A helpful tutorial is available via Prof. Newhall's tutorial. You can test valgrind out by running it in last week's lab. To do so, type the program name valgrind at the Unix prompt followed by the exact execution call for your program. For example if your program was run last week by typing:

$ ./search inputFiles/urls.txt inputFiles/ignore.txt
then to run valgrind:
$ valgrind ./search inputFiles/urls.txt inputFiles/ignore.txt

==27852== Memcheck, a memory error detector
==27852== Copyright (C) 2002-2010, and GNU GPL'd, by Julian Seward et al.
==27852== Using Valgrind-3.6.1 and LibVEX; rerun with -h for copyright info
==27852== Command: ./search inputFiles/urls.txt inputFiles/ignore.txt
==27852== 
Enter search query: time
Search results for "time":
www.cs.swarthmore.edu/~soni/cs35/s12/Labs/lab01.php:  1
www.cs.swarthmore.edu/~richardw/index.html:  1
www.cs.swarthmore.edu/~soni/cs21/s12/Labs/lab02.php:  4
www.cs.swarthmore.edu/~soni/cs21/f11/Labs/lab06.php:  11
www.cs.swarthmore.edu/~soni/cs21/f11/Labs/lab04.php:  1
www.cs.swarthmore.edu/~soni/cs21/f11/Labs/lab05.php:  2
www.cs.swarthmore.edu/~soni/cs21/f11/index.php:  6
www.cs.swarthmore.edu/~soni/cs21/f11/Labs/lab07.php:  2
www.cs.swarthmore.edu/~soni/cs21/s12/Labs/lab06.php:  4
www.cs.swarthmore.edu/~soni/cs21/s12/Labs/lab05.php:  1
www.cs.swarthmore.edu/~soni/cs21/s12/index.php:  5
www.cs.swarthmore.edu/~soni/cs21/s12/Labs/lab07.php:  3
www.cs.swarthmore.edu/~soni/cs35/s12/Labs/lab04.php:  4
www.cs.swarthmore.edu/~soni/cs35/s12/Labs/lab03.php:  4
www.cs.swarthmore.edu/~soni/cs35/s12/Labs/lab07.php:  1
www.cs.swarthmore.edu/~soni/cs35/s12/Labs/lab06.php:  2
www.cs.swarthmore.edu/~soni/cs35/s12/index.php:  1

Enter search query: <CTRL-D>
==27852== 
==27852== HEAP SUMMARY:
==27852==     in use at exit: 859,137 bytes in 26,330 blocks
==27852==   total heap usage: 157,727 allocs, 131,397 frees, 4,854,882 bytes allocated
==27852== 
==27852== LEAK SUMMARY:
==27852==    definitely lost: 768 bytes in 32 blocks
==27852==    indirectly lost: 858,369 bytes in 26,298 blocks
==27852==      possibly lost: 0 bytes in 0 blocks
==27852==    still reachable: 0 bytes in 0 blocks
==27852==         suppressed: 0 bytes in 0 blocks
==27852== Rerun with --leak-check=full to see details of leaked memory
==27852== 
==27852== For counts of detected and suppressed errors, rerun with: -v
==27852== ERROR SUMMARY: 0 errors from 0 contexts (suppressed: 4 from 4)
Uh-oh!
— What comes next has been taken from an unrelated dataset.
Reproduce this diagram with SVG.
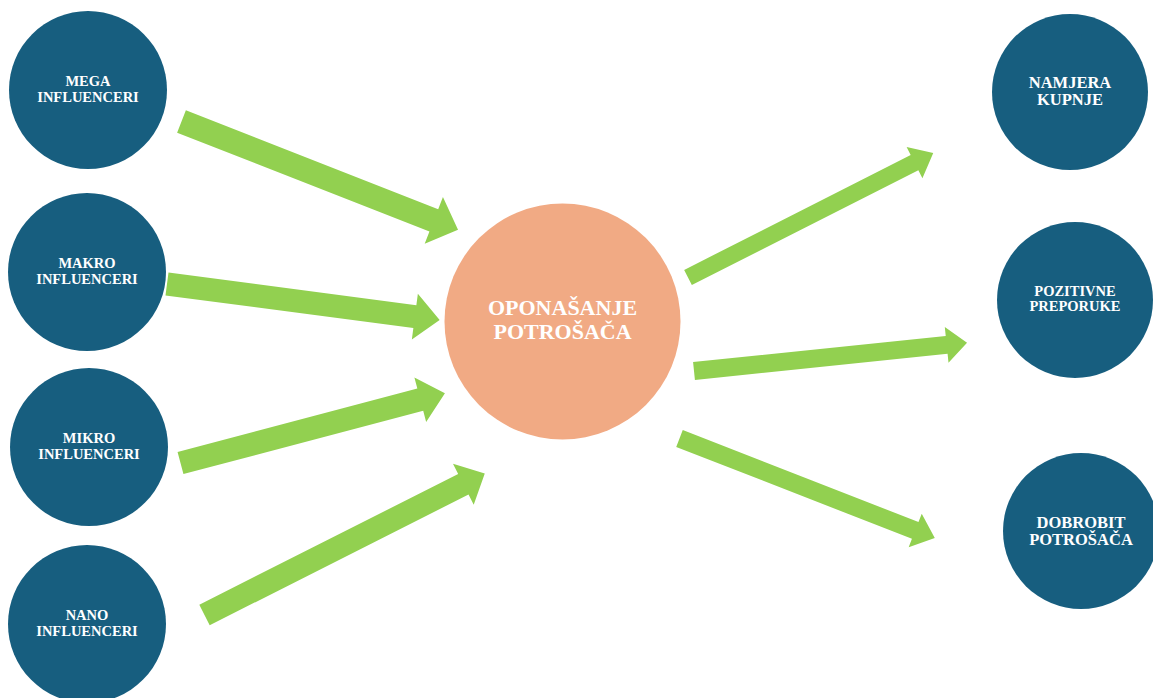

I didn't take care of all my memory. To get more details, add the --leak-check=full flag to get a stack trace of where all lost heap memory originated:
$ valgrind --leak-check=full ./search inputFiles/urls.txt inputFiles/ignore.txt

Submitting your work

Once you are satisfied with your program, hand it in by typing handin35 at the unix prompt.

You may run handin35 as many times as you like, and only the most recent submission will be recorded. This is useful if you realize after handing in some programs that you'd like to make a few more changes to them.